We'll just curb the suspense regarding any speculation that the above-posed headline might engender and get straight to the point: What law enforcement investigators and officials in North Carolina and everywhere else across the United States hope for in any given case is the meek and continuing acquiescence to questioning of any person they have detained and are interrogating -- without that individual's request for a criminal defense attorney.
Let's just say that individual is you.
To put it bluntly, when any cop or prosecutor is talking to you (it could be concerning a drug-related matter, sex offense, theft incident or a hundred other things), they're fervently hoping that you're NOT thinking this: I need a lawyer, and right now.
Because you likely do if you're being subjected to questioning regarding a criminal offense, at any time in the process.
As we note on a relevant page of our criminal defense website at the Mecklenburg County Law Office of Christopher Connelly, many people might understandably believe that they only need proven legal counsel on board from the point that a formal criminal charge is filed.
Sadly, that is far from the truth, and it is a misconception that law enforcers rely upon and firmly hope is on display in every case.
In fact, a person being questioned regarding a crime has a fundamental need for an attorney's presence at even the pre-charge stage of any investigation.
And it's obvious why that is true. Without counsel present, a suspect can be subjected to an onslaught of questioning. He or she can be tricked, manipulated, cajoled or made illusory promises to. Or hemmed into a story that may box you out of a using a particular defense later on. Law enforcers questioning you are not your friend. Your interests are adverse, not mutually aligned.

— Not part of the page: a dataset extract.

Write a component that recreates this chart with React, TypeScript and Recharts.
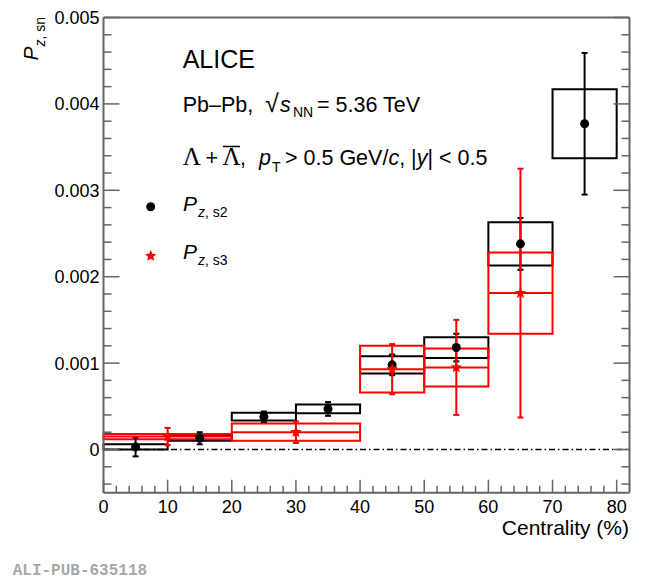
import {
  ComposedChart,
  XAxis,
  YAxis,
  Scatter,
  ErrorBar,
  ReferenceArea,
  ReferenceLine,
} from "recharts";

// P_z,s2 (black) - centrality bins
const s2BinLow = [0, 10, 20, 30, 40, 50, 60, 70];
const s2BinHigh = [10, 20, 30, 40, 50, 60, 70, 80];
const s2Value = [0.00003, 0.00013, 0.00038, 0.00047, 0.00098, 0.00118, 0.00238, 0.00377];
const s2Stat = [0.00011, 0.00007, 0.00006, 0.00008, 0.00012, 0.00016, 0.0003, 0.00082];
const s2Syst = [0.00003, 0.00003, 0.000045, 0.00005, 0.0001, 0.00012, 0.00025, 0.0004];

// P_z,s3 (red)
const s3BinLow = [0, 20, 40, 50, 60];
const s3BinHigh = [20, 40, 50, 60, 70];
const s3Value = [0.00015, 0.0002, 0.00093, 0.00095, 0.00181];
const s3Stat = [0.0001, 0.000125, 0.00029, 0.00055, 0.00144];
const s3Syst = [0.00003, 0.0001, 0.00027, 0.00022, 0.00047];

const xMajorTicks = [0, 10, 20, 30, 40, 50, 60, 70, 80];
const xTickLabels = ["0", "10", "20", "30", "40", "50", "60", "70", "80"];
const xAllTicks = [
  0, 2, 4, 6, 8, 10, 12, 14, 16, 18, 20, 22, 24, 26, 28, 30, 32, 34, 36, 38, 40,
  42, 44, 46, 48, 50, 52, 54, 56, 58, 60, 62, 64, 66, 68, 70, 72, 74, 76, 78, 80,
];
const yMajorTicks = [0, 0.001, 0.002, 0.003, 0.004, 0.005];
const yTickLabels = ["0", "0.001", "0.002", "0.003", "0.004", "0.005"];
const yAllTicks = [
  -0.0004, -0.0002, 0, 0.0002, 0.0004, 0.0006, 0.0008, 0.001, 0.0012, 0.0014,
  0.0016, 0.0018, 0.002, 0.0022, 0.0024, 0.0026, 0.0028, 0.003, 0.0032, 0.0034,
  0.0036, 0.0038, 0.004, 0.0042, 0.0044, 0.0046, 0.0048, 0.005,
];

const axisColor = "#666";
const red = "#ff0000";
const font = "'Liberation Sans', Arial, sans-serif";

const s2Points = s2Value.map((v, i) => ({
  x: (s2BinLow[i] + s2BinHigh[i]) / 2,
  y: v,
  stat: s2Stat[i],
}));

const s3Points = s3Value.map((v, i) => ({
  x: (s3BinLow[i] + s3BinHigh[i]) / 2,
  y: v,
  stat: s3Stat[i],
  xerr: (s3BinHigh[i] - s3BinLow[i]) / 2,
}));

const majorIndex = (v: number, majors: number[]) =>
  majors.findIndex((m) => Math.abs(m - v) < 1e-9);

const makeTick = (side: "bottom" | "top" | "left" | "right") => (props: any) => {
  const { x, y, payload } = props;
  const v = payload.value;
  const isX = side === "bottom" || side === "top";
  const idx = majorIndex(v, isX ? xMajorTicks : yMajorTicks);
  const major = idx >= 0;
  const len = isX ? (major ? 13 : 7) : major ? 16 : 8;
  let x2 = x;
  let y2 = y;
  if (side === "bottom") y2 = y - len;
  if (side === "top") y2 = y + len;
  if (side === "left") x2 = x + len;
  if (side === "right") x2 = x - len;
  return (
    <g>
      <line x1={x} y1={y} x2={x2} y2={y2} stroke={axisColor} strokeWidth={1.5} />
      {major && side === "bottom" && (
        <text x={x} y={y + 20} textAnchor="middle" fontSize={18} fontFamily={font} fill="#000">
          {xTickLabels[idx]}
        </text>
      )}
      {major && side === "left" && (
        <text x={x - 4} y={y + 6.5} textAnchor="end" fontSize={18} fontFamily={font} fill="#000">
          {yTickLabels[idx]}
        </text>
      )}
    </g>
  );
};

const Star = (props: any) => {
  const { cx, cy } = props;
  const pts: string[] = [];
  for (let k = 0; k < 10; k++) {
    const r = k % 2 === 0 ? 6 : 2.7;
    const a = -Math.PI / 2 + (k * Math.PI) / 5;
    pts.push(`${cx + r * Math.cos(a)},${cy + r * Math.sin(a)}`);
  }
  return <polygon points={pts.join(" ")} fill={red} />;
};

const Dot = (props: any) => <circle cx={props.cx} cy={props.cy} r={4.5} fill="#000" />;

const axisLine = { stroke: axisColor, strokeWidth: 2 };

export default function App() {
  return (
    <div style={{ position: "absolute", left: 0, top: 0, width: 650, height: 581, background: "#fff" }}>
      <ComposedChart
        width={650}
        height={581}
        margin={{ top: 16.5, right: 19.5, bottom: 87.3, left: 102.5 }}
      >
        <XAxis
          xAxisId="b"
          type="number"
          dataKey="x"
          domain={[0, 82]}
          allowDataOverflow
          ticks={xAllTicks}
          interval={0}
          height={1}
          tickSize={0}
          tickMargin={0}
          tickLine={false}
          axisLine={axisLine}
          tick={makeTick("bottom")}
        />
        <XAxis
          xAxisId="t"
          orientation="top"
          type="number"
          domain={[0, 82]}
          allowDataOverflow
          ticks={xAllTicks}
          interval={0}
          height={1}
          tickSize={0}
          tickMargin={0}
          tickLine={false}
          axisLine={axisLine}
          tick={makeTick("top")}
        />
        <YAxis
          yAxisId="l"
          type="number"
          domain={[-0.0005, 0.005]}
          allowDataOverflow
          ticks={yAllTicks}
          interval={0}
          width={1}
          tickSize={0}
          tickMargin={0}
          tickLine={false}
          axisLine={axisLine}
          tick={makeTick("left")}
        />
        <YAxis
          yAxisId="r"
          orientation="right"
          type="number"
          domain={[-0.0005, 0.005]}
          allowDataOverflow
          ticks={yAllTicks}
          interval={0}
          width={1}
          tickSize={0}
          tickMargin={0}
          tickLine={false}
          axisLine={axisLine}
          tick={makeTick("right")}
        />

        <ReferenceLine
          xAxisId="b"
          yAxisId="l"
          y={0}
          stroke="#000"
          strokeWidth={1.5}
          strokeDasharray="6 3 1.5 3"
        />

        {s2Value.map((v, i) => (
          <ReferenceArea
            key={`s2box${i}`}
            xAxisId="b"
            yAxisId="l"
            x1={s2BinLow[i]}
            x2={s2BinHigh[i]}
            y1={v - s2Syst[i]}
            y2={v + s2Syst[i]}
            fill="none"
            fillOpacity={0}
            stroke="#000"
            strokeWidth={2}
          />
        ))}

        <Scatter
          xAxisId="b"
          yAxisId="l"
          data={s2Points}
          dataKey="y"
          shape={Dot}
          isAnimationActive={false}
        >
          <ErrorBar dataKey="stat" direction="y" width={3} stroke="#000" strokeWidth={2} />
        </Scatter>

        {s3Value.map((v, i) => (
          <ReferenceArea
            key={`s3box${i}`}
            xAxisId="b"
            yAxisId="l"
            x1={s3BinLow[i]}
            x2={s3BinHigh[i]}
            y1={v - s3Syst[i]}
            y2={v + s3Syst[i]}
            fill="none"
            fillOpacity={0}
            stroke={red}
            strokeWidth={2}
          />
        ))}

        <Scatter
          xAxisId="b"
          yAxisId="l"
          data={s3Points}
          dataKey="y"
          shape={Star}
          isAnimationActive={false}
        >
          <ErrorBar dataKey="xerr" direction="x" width={0} stroke={red} strokeWidth={2} />
          <ErrorBar dataKey="stat" direction="y" width={3} stroke={red} strokeWidth={2} />
        </Scatter>
      </ComposedChart>

      <svg
        width={650}
        height={581}
        style={{ position: "absolute", left: 0, top: 0, pointerEvents: "none" }}
        fontFamily={font}
      >
        <text x={182.7} y={68.3} fontSize={25}>ALICE</text>

        <text y={111.7} fontSize={21.5}>
          <tspan x={182.7}>Pb–Pb,</tspan>
          <tspan x={265} fontSize={25}>√</tspan>
          <tspan x={280} fontStyle="italic">s</tspan>
          <tspan x={293} dy={5} fontSize={14}>NN</tspan>
          <tspan x={317} dy={-5}>= 5.36 TeV</tspan>
        </text>

        <text y={165} fontSize={21.5}>
          <tspan x={182.7} fontFamily="'Liberation Serif', serif" fontSize={25}>Λ</tspan>
          <tspan x={205.5}>+</tspan>
          <tspan x={222.5} fontFamily="'Liberation Serif', serif" fontSize={25}>Λ</tspan>
          <tspan x={240}>,</tspan>
          <tspan x={259} fontStyle="italic">p</tspan>
          <tspan x={272} dy={6.7} fontSize={14}>T</tspan>
          <tspan x={285} dy={-6.7}>{"> 0.5 GeV/"}</tspan>
          <tspan fontStyle="italic">c</tspan>
          <tspan>{", |"}</tspan>
          <tspan fontStyle="italic">y</tspan>
          <tspan>{"| < 0.5"}</tspan>
        </text>
        <line x1={223} y1={146.5} x2={240} y2={146.5} stroke="#000" strokeWidth={1.5} />

        <circle cx={150.7} cy={206.7} r={4.5} fill="#000" />
        <text y={210.5} fontSize={21}>
          <tspan x={183} fontStyle="italic">P</tspan>
          <tspan x={198} dy={6.5} fontSize={14} fontStyle="italic">z</tspan>
          <tspan fontSize={14}>, s2</tspan>
        </text>

        <Star cx={150.7} cy={256} />
        <text y={258.8} fontSize={21}>
          <tspan x={183} fontStyle="italic">P</tspan>
          <tspan x={198} dy={6.5} fontSize={14} fontStyle="italic">z</tspan>
          <tspan fontSize={14}>, s3</tspan>
        </text>

        <text transform="translate(38,17) rotate(-90)" textAnchor="end" fontSize={21}>
          <tspan fontStyle="italic">P</tspan>
          <tspan dy={6.5} fontSize={14} fontStyle="italic">z</tspan>
          <tspan fontSize={14}>, sn</tspan>
        </text>

        <text x={629} y={535} textAnchor="end" fontSize={21}>Centrality (%)</text>

        <text
          x={12.7}
          y={575}
          fontSize={16}
          fontWeight="bold"
          fontFamily="'Liberation Mono', monospace"
          fill="#a8a8a8"
        >
          ALI-PUB-635118
        </text>
      </svg>
    </div>
  );
}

But what if you are innocent, have nothing to hide or they "just want to hear your side of the story"? All the more reason to not talk to law enforcement and have a lawyer talk for you.
For myriad reasons, we note on our website that it "is rarely to your advantage to admit anything to law enforcement."
At least not outside the presence of an experienced criminal defense attorney who is working on your behalf and has a legal duty to advocate unstintingly in a manner that fully promotes your best interests.